> _WHAT TO PRODUCE_
Starting at the first line of the data below, write out each line exactly until you reach the line containing "xGrid.push(100000);", and include that line too.

> _EXCERPTED DATA_
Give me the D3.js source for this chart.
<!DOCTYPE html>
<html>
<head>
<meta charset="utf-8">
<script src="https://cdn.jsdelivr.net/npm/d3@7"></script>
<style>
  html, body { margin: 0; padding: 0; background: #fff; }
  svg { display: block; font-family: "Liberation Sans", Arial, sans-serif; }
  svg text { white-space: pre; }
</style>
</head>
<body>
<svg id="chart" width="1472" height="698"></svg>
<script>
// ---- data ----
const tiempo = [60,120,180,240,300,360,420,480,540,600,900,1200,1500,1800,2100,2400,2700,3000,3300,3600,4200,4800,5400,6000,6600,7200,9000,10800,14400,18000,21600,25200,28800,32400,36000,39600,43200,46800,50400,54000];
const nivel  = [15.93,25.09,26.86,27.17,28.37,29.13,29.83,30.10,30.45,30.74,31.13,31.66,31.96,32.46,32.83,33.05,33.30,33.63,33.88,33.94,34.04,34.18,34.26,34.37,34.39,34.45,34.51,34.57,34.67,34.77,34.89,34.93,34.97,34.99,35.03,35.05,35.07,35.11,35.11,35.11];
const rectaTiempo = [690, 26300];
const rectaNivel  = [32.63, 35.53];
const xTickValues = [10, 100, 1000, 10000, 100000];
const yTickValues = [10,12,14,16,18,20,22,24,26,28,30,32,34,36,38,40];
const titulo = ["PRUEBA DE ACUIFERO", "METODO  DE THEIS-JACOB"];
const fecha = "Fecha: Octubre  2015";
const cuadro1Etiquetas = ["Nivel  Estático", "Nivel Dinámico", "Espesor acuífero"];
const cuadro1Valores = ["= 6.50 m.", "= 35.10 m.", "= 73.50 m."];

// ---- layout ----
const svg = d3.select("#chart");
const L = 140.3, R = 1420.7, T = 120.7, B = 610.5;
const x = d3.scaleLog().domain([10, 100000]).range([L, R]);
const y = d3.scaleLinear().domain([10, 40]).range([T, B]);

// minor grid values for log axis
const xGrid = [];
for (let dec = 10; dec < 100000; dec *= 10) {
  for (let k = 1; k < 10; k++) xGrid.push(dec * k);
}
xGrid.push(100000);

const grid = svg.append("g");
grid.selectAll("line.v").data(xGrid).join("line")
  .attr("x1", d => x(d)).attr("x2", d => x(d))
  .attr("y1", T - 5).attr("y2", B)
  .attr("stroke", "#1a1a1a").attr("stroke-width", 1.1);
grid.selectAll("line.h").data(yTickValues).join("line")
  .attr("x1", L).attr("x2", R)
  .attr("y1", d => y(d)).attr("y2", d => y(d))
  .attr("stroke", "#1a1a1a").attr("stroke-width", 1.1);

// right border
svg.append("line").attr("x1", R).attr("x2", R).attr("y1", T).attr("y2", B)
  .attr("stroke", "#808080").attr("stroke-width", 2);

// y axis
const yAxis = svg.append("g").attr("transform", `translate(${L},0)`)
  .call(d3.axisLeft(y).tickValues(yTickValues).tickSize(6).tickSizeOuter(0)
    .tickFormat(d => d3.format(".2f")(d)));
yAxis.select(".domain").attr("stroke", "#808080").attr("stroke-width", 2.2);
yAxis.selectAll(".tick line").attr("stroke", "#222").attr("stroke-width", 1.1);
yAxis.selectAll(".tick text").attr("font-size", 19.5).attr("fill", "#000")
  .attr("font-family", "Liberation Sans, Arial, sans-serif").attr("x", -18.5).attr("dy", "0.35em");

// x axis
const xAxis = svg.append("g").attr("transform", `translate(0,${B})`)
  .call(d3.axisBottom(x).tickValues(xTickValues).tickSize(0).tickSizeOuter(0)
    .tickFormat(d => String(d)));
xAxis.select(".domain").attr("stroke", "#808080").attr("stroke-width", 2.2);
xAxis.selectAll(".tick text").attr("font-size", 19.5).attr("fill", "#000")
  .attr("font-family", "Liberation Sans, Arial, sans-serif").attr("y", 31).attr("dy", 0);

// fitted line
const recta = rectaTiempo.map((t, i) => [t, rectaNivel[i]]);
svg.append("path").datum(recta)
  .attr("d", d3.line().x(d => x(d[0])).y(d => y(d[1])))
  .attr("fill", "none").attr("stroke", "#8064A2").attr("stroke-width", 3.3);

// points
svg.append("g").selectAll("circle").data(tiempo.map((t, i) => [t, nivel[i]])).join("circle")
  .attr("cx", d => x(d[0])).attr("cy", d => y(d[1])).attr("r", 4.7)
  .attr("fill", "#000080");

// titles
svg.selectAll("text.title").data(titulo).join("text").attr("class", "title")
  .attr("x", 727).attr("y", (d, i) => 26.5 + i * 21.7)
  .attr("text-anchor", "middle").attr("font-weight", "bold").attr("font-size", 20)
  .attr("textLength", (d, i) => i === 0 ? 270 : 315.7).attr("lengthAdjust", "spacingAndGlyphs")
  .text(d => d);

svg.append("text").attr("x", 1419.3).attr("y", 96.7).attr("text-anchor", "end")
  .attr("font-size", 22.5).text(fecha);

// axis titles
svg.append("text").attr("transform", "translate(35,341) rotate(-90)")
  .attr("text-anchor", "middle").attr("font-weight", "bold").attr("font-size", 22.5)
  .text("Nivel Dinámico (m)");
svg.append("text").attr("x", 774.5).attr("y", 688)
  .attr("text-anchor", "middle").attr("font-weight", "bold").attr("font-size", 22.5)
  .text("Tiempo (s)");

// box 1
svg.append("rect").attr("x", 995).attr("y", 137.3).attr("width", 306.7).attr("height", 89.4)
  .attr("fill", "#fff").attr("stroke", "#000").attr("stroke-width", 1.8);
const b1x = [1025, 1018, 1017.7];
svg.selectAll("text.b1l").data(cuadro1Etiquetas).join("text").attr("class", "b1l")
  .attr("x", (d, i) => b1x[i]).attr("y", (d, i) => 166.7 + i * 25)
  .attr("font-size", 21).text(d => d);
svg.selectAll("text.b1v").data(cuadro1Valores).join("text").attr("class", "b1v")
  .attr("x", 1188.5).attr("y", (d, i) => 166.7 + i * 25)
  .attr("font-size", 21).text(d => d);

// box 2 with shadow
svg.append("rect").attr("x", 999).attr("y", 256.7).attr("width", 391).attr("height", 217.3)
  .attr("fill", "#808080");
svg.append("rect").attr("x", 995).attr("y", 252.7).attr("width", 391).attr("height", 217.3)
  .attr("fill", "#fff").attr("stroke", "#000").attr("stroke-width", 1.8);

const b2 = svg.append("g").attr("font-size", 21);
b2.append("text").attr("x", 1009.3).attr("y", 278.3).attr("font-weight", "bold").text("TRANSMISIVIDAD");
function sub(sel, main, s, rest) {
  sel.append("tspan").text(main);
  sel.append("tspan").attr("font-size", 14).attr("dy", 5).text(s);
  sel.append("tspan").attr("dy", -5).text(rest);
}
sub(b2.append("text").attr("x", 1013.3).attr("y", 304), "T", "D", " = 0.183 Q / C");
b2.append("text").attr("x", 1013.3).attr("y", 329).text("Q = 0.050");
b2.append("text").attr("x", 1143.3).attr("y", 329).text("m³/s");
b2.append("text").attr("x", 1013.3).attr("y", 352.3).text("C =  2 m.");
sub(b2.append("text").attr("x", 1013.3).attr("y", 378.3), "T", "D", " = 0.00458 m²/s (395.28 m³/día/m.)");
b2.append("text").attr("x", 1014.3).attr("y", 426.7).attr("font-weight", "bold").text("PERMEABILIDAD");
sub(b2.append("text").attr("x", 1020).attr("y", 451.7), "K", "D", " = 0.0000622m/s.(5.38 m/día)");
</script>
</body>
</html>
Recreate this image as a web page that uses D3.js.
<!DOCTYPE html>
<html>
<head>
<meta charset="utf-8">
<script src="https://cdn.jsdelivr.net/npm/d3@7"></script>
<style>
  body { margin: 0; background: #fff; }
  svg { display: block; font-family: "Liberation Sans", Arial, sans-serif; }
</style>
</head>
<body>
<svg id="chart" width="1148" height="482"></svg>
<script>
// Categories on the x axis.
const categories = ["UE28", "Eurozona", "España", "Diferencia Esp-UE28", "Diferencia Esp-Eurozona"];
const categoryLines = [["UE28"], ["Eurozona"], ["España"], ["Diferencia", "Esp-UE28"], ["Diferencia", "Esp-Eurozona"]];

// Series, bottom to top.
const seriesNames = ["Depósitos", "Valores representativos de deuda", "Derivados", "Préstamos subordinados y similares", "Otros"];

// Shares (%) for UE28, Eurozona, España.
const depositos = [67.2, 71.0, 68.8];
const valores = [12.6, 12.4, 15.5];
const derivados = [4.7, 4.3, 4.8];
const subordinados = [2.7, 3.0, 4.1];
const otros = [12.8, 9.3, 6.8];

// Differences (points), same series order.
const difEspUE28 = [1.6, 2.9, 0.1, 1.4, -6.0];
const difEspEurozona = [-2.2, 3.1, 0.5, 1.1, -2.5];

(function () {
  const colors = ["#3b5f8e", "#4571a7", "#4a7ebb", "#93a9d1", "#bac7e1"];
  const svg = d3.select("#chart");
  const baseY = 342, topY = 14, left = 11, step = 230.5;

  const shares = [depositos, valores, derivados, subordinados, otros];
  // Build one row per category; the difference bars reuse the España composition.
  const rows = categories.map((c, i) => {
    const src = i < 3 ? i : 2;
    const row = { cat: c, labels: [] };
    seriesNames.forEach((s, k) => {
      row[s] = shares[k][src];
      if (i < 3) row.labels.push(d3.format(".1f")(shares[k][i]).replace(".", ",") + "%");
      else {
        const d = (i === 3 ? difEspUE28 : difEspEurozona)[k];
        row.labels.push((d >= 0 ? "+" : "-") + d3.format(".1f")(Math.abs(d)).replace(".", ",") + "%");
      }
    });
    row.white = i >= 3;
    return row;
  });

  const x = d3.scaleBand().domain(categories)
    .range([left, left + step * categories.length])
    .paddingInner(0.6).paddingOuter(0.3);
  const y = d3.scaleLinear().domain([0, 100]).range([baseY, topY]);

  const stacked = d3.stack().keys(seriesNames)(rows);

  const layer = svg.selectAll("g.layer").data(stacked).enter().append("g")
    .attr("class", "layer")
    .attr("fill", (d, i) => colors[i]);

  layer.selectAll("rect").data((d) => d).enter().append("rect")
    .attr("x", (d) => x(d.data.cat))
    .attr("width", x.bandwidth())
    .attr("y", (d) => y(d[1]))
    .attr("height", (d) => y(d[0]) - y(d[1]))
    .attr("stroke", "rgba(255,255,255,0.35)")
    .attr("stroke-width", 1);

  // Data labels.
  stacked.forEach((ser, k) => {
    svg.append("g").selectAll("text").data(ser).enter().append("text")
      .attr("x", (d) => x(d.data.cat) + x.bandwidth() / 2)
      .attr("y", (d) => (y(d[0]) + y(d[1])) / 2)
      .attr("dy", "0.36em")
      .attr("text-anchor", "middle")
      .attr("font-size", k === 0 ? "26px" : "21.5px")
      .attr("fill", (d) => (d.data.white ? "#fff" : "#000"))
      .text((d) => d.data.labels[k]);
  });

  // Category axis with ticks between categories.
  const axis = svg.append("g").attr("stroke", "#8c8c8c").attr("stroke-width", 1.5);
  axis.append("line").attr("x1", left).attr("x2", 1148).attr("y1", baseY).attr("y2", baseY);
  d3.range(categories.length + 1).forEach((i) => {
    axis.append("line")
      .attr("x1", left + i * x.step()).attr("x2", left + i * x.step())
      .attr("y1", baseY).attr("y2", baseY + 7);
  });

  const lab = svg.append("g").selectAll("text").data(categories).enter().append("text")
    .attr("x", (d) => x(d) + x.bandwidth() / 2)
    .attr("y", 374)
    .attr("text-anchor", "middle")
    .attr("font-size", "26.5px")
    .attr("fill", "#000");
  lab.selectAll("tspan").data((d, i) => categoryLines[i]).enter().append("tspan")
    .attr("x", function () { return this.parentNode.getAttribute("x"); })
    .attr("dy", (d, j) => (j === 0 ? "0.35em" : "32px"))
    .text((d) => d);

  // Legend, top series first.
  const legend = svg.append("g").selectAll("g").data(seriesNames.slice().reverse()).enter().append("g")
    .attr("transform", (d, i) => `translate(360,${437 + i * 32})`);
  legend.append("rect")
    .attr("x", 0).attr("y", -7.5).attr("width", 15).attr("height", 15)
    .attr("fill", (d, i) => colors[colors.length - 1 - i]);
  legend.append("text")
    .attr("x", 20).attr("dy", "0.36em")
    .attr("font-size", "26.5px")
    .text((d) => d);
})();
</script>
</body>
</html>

> _COMPLETED TASK_
Give me the D3.js source for this chart.
<!DOCTYPE html>
<html>
<head>
<meta charset="utf-8">
<script src="https://cdn.jsdelivr.net/npm/d3@7"></script>
<style>
  html, body { margin: 0; padding: 0; background: #fff; }
  svg { display: block; font-family: "Liberation Sans", Arial, sans-serif; }
  svg text { white-space: pre; }
</style>
</head>
<body>
<svg id="chart" width="1472" height="698"></svg>
<script>
// ---- data ----
const tiempo = [60,120,180,240,300,360,420,480,540,600,900,1200,1500,1800,2100,2400,2700,3000,3300,3600,4200,4800,5400,6000,6600,7200,9000,10800,14400,18000,21600,25200,28800,32400,36000,39600,43200,46800,50400,54000];
const nivel  = [15.93,25.09,26.86,27.17,28.37,29.13,29.83,30.10,30.45,30.74,31.13,31.66,31.96,32.46,32.83,33.05,33.30,33.63,33.88,33.94,34.04,34.18,34.26,34.37,34.39,34.45,34.51,34.57,34.67,34.77,34.89,34.93,34.97,34.99,35.03,35.05,35.07,35.11,35.11,35.11];
const rectaTiempo = [690, 26300];
const rectaNivel  = [32.63, 35.53];
const xTickValues = [10, 100, 1000, 10000, 100000];
const yTickValues = [10,12,14,16,18,20,22,24,26,28,30,32,34,36,38,40];
const titulo = ["PRUEBA DE ACUIFERO", "METODO  DE THEIS-JACOB"];
const fecha = "Fecha: Octubre  2015";
const cuadro1Etiquetas = ["Nivel  Estático", "Nivel Dinámico", "Espesor acuífero"];
const cuadro1Valores = ["= 6.50 m.", "= 35.10 m.", "= 73.50 m."];

// ---- layout ----
const svg = d3.select("#chart");
const L = 140.3, R = 1420.7, T = 120.7, B = 610.5;
const x = d3.scaleLog().domain([10, 100000]).range([L, R]);
const y = d3.scaleLinear().domain([10, 40]).range([T, B]);

// minor grid values for log axis
const xGrid = [];
for (let dec = 10; dec < 100000; dec *= 10) {
  for (let k = 1; k < 10; k++) xGrid.push(dec * k);
}
xGrid.push(100000);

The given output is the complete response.